Mozilla ships Thunderbird 1.5 e-mail client

Mozilla Corp. Thursday released the latest version of its e-mail client with a host of new features, including better security, automatic updating and other enhancements aimed at providing a more user-friendly e-mail experience, according to the company.

Thunderbird 1.5, an open-source application, is available as a free download at http://www.getthunderbird.com. Mozilla Corp. is a spin-off of the open-source Mozilla Foundation that handles all of the product releases for the group’s open-source projects.

According to Scott MacGregor, technical lead on Thunderbird for Mozilla, there have been 18 million downloads so far of the software, which appeals to both consumer and business users. He said that while most think of Thunderbird as a good alternative for a consumer application such as Microsoft Corp.’s Outlook Express, it also is comparable to enterprise e-mail software such as IBM Corp.’s Lotus Notes and Microsoft’s Outlook.

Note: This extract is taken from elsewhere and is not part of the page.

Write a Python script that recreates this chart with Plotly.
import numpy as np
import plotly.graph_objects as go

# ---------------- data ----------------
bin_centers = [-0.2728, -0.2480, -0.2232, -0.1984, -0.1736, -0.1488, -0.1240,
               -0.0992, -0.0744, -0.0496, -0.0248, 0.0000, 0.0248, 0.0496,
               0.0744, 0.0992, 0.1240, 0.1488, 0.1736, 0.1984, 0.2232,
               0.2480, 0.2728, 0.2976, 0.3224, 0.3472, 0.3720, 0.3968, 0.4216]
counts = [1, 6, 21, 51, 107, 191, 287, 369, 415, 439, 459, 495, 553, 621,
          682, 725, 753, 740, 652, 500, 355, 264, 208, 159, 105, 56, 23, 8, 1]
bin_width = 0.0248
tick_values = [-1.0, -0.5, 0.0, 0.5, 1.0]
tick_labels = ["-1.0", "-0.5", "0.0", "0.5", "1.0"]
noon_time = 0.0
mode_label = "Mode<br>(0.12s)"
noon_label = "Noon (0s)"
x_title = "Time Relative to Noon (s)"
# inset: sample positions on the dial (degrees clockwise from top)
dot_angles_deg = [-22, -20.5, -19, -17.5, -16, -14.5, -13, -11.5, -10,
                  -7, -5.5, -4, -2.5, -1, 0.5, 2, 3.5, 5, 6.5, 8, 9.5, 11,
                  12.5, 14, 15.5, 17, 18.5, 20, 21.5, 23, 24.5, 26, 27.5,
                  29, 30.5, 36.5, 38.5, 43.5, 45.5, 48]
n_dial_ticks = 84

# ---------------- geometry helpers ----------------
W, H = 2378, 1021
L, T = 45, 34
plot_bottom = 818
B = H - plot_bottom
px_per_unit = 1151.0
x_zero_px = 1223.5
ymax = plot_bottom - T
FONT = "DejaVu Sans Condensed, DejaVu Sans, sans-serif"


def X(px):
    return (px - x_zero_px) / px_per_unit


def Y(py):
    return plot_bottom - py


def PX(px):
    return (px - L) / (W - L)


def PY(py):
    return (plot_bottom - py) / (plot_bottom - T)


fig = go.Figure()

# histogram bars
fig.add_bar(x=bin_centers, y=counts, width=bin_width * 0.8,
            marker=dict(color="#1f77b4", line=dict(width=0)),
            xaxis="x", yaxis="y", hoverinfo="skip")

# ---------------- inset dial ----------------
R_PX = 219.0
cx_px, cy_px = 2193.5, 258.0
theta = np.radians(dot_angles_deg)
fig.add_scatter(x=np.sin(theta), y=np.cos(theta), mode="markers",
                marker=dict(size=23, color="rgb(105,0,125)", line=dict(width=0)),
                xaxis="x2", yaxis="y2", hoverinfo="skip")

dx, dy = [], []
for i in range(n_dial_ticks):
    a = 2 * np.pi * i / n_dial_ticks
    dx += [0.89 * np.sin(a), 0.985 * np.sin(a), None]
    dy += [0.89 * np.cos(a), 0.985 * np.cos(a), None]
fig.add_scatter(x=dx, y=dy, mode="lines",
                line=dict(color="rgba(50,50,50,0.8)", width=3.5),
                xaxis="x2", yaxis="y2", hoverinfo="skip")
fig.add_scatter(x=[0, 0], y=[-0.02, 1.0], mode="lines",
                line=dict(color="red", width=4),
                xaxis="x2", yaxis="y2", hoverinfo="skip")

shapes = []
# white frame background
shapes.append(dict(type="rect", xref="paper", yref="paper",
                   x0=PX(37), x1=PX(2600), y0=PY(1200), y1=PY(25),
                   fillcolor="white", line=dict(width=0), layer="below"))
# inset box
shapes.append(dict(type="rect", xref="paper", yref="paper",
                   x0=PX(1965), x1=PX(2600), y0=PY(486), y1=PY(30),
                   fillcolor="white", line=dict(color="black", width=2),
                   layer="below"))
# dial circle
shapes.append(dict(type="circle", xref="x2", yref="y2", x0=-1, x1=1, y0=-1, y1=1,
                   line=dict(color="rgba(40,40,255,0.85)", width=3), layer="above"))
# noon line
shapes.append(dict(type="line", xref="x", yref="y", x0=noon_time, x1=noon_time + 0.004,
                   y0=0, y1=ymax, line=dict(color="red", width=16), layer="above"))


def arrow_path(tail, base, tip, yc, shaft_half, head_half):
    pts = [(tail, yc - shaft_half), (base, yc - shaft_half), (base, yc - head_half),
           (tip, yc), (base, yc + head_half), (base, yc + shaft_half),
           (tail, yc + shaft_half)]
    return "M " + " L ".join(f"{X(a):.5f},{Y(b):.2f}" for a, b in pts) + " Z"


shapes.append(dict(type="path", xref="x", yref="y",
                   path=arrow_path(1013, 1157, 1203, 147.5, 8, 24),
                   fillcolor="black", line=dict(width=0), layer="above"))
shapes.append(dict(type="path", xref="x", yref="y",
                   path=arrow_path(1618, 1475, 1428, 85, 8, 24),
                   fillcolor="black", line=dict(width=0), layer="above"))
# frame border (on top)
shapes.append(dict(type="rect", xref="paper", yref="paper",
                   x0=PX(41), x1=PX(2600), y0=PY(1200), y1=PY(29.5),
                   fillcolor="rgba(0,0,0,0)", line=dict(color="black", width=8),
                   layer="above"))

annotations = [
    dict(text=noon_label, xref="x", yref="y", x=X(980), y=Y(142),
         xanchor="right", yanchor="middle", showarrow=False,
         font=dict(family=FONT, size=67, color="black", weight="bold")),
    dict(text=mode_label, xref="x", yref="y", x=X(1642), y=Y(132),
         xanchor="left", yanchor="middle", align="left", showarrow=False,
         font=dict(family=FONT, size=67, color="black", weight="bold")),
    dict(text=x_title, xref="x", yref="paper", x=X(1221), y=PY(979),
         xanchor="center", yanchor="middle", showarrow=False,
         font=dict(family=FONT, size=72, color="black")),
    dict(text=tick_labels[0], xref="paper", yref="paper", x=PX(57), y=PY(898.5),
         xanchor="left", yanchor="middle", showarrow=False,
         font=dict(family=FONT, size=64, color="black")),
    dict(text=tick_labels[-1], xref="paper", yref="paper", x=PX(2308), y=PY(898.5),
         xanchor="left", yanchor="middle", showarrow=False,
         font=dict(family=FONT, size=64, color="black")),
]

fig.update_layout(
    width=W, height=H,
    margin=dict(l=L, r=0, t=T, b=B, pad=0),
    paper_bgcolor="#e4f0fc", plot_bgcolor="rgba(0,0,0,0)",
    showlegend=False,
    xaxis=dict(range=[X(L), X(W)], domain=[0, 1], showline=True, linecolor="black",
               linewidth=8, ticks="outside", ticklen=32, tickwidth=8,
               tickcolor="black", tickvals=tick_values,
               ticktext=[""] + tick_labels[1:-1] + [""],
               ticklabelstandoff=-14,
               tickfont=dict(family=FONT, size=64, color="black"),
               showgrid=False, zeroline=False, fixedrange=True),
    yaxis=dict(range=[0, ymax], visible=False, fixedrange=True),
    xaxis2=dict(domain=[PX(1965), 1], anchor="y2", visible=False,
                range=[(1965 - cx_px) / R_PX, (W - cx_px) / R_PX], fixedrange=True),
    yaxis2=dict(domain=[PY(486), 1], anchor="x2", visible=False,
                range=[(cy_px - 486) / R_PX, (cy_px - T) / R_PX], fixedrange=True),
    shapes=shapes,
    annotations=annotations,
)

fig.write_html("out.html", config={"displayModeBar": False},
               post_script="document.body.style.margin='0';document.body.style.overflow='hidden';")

In fact, MacGregor said some large corporations have migrated to Thunderbird for their corporate e-mail, several of those deployments having more than 40,000 users on the system. However, he said he is not at liberty to provide the names of those companies.

Among the new security features in Thunderbird 1.5 are Kerberos authentication and integration with server-side spam filtering. The new client also includes a built-in phishing detector to help protect users against e-mail scams, providing an “extra line of defense” for preventing users from getting caught up in e-mail identity- and information-theft scams, MacGregor said.

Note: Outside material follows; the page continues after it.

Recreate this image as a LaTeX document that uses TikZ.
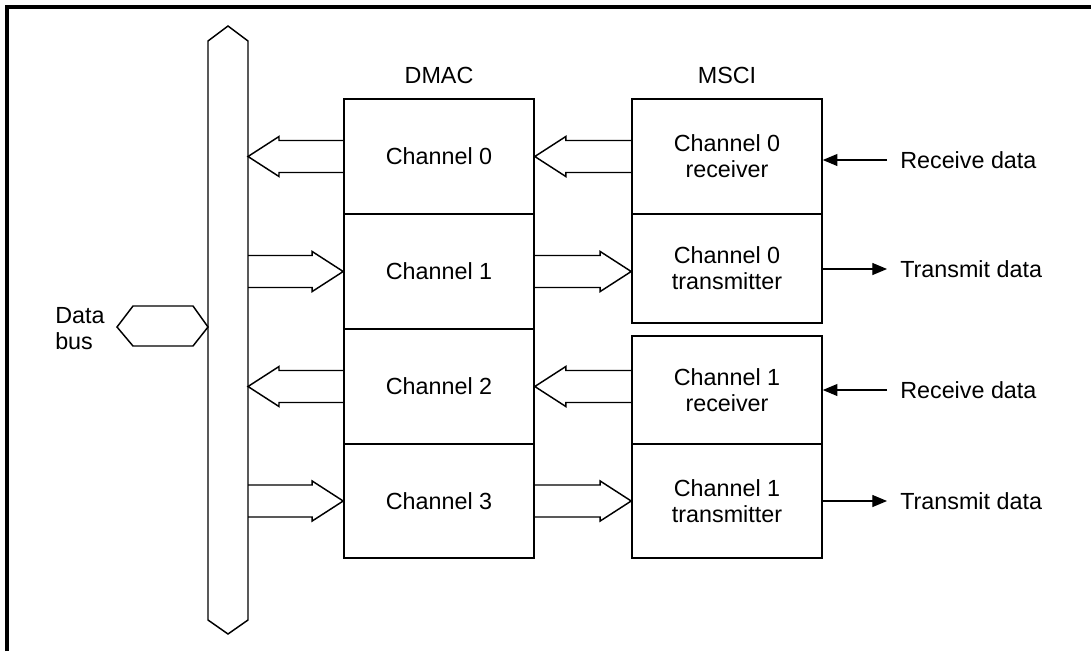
\documentclass[tikz,border=0pt]{standalone}
\usepackage{fontspec}
\setmainfont{Liberation Sans}
\usetikzlibrary{calc,arrows.meta}
\newcommand\fatarrow[2]{%
 \path[fat] let \p1=(#1),\p2=(#2),\n1={ifthenelse(\x2>\x1,1,-1)} in
 (\x1,{\y1+12pt}) -- ({\x2-\n1*23.25pt},{\y1+12pt}) -- ({\x2-\n1*23.25pt},{\y1+15pt}) -- (\x2,\y1)
 -- ({\x2-\n1*23.25pt},{\y1-15pt}) -- ({\x2-\n1*23.25pt},{\y1-12pt}) -- (\x1,{\y1-12pt});}
\begin{document}
\begin{tikzpicture}[x=0.75pt,y=-0.75pt,
 box/.style={draw,line width=1.2pt,minimum width=142.5pt,inner sep=0pt,align=center,font=\fontsize{17.5}{19.5}\selectfont},
 lbl/.style={font=\fontsize{17.5}{19.5}\selectfont,inner sep=0pt},
 fat/.style={draw,line width=1.1pt,line join=miter},
 sig/.style={line width=0.9pt},
 tip/.style={-{Triangle[length=11pt,width=9pt]}},
 busline/.style={line width=1.1pt,line join=miter}]
\useasboundingbox (0,0) rectangle (1091,651);
% frame
\draw[line width=3pt] (7,651) -- (7,7) -- (1091,7);
% bus
\draw[busline] (208,41) -- (228,26) -- (248,41) -- (248,620) -- (228,634) -- (208,620) -- cycle;
\coordinate (busR) at (248,0);
\draw[busline] (117,327) -- (133,306) -- (193,306) -- (208,327) -- (193,346) -- (133,346) -- cycle;
\node[lbl,align=left,anchor=west] (db) at (55,329) {Data\\bus};
% headings
\node[lbl] (dmac) at (439,75) {DMAC};
\node[lbl] (msci) at (727,75) {MSCI};
% DMAC boxes
\node[box,minimum height=86.25pt] (d0) at (439,156.5) {Channel 0};
\node[box,minimum height=86.25pt] (d1) at (439,271.5) {Channel 1};
\node[box,minimum height=86.25pt] (d2) at (439,386.5) {Channel 2};
\node[box,minimum height=85.5pt] (d3) at (439,501) {Channel 3};
% MSCI boxes
\node[box,minimum height=86.25pt] (m0) at (727,156.5) {Channel 0\\receiver};
\node[box,minimum height=81.75pt] (m1) at (727,268.5) {Channel 0\\transmitter};
\node[box,minimum height=81pt] (m2) at (727,390) {Channel 1\\receiver};
\node[box,minimum height=85.5pt] (m3) at (727,501) {Channel 1\\transmitter};
% fat arrows bus <-> DMAC
\fatarrow{d0.west}{busR |- d0.west}
\fatarrow{busR |- d1.west}{d1.west}
\fatarrow{d2.west}{busR |- d2.west}
\fatarrow{busR |- d3.west}{d3.west}
% fat arrows DMAC <-> MSCI
\fatarrow{m0.west}{d0.east}
\fatarrow{d1.east}{m1.west |- d1.east}
\fatarrow{m2.west |- d2.east}{d2.east}
\fatarrow{d3.east}{m3.west}
% serial data
\node[lbl,anchor=west] (r0) at (900,160) {Receive data};
\node[lbl,anchor=west] (t0) at (900,269) {Transmit data};
\node[lbl,anchor=west] (r1) at (900,390) {Receive data};
\node[lbl,anchor=west] (t1) at (900,501) {Transmit data};
\coordinate (r0s) at (887,160);
\coordinate (t0e) at (887,269);
\coordinate (r1s) at (887,390);
\coordinate (t1e) at (887,501);
\draw[sig,tip] (r0s) -- (m0.east |- r0s);
\draw[sig,tip] (m1.east |- t0e) -- (t0e);
\draw[sig,tip] (r1s) -- (m2.east |- r1s);
\draw[sig,tip] (m3.east |- t1e) -- (t1e);
\end{tikzpicture}
\end{document}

Improvements to the user experience in Thunderbird 1.5 include auto-saving of e-mails in progress as drafts and automatic spell-checking as an e-mail user types a message.

MacGregor also noted that the new automatic updating feature of Thunderbird 1.5 will make users particularly happy, since it means they don’t have to keep checking back at the Mozilla Web site for the periodic stability builds the Thunderbird team provides for the e-mail client.

“Before you’d have to hear there was an update, or on your own periodically check and see if there’s a new product release,” he said. “Now we’ll let you know.” Mozilla also added automatic software updating to its popular Firefox browser in the last release of that offering, Firefox 1.5, which was made available on Nov. 29.

Thunderbird 1.5 also has new support for podcasting, as well as improvements to how the client deals with RSS (really simple syndication) feeds.

Thunderbird 1.5 allows users to access podcasts via a dialog box that provides access to a “helper” application such as a Web browser or audio player. The e-mail client can detect whether the podcast is an audio or video file and will play it using the correct player on a user’s computer, MacGregor said.

Thunderbird 1.5 users also can receive RSS feed updates as e-mail messages and filter and organize these updates as they would regular e-mail, he said.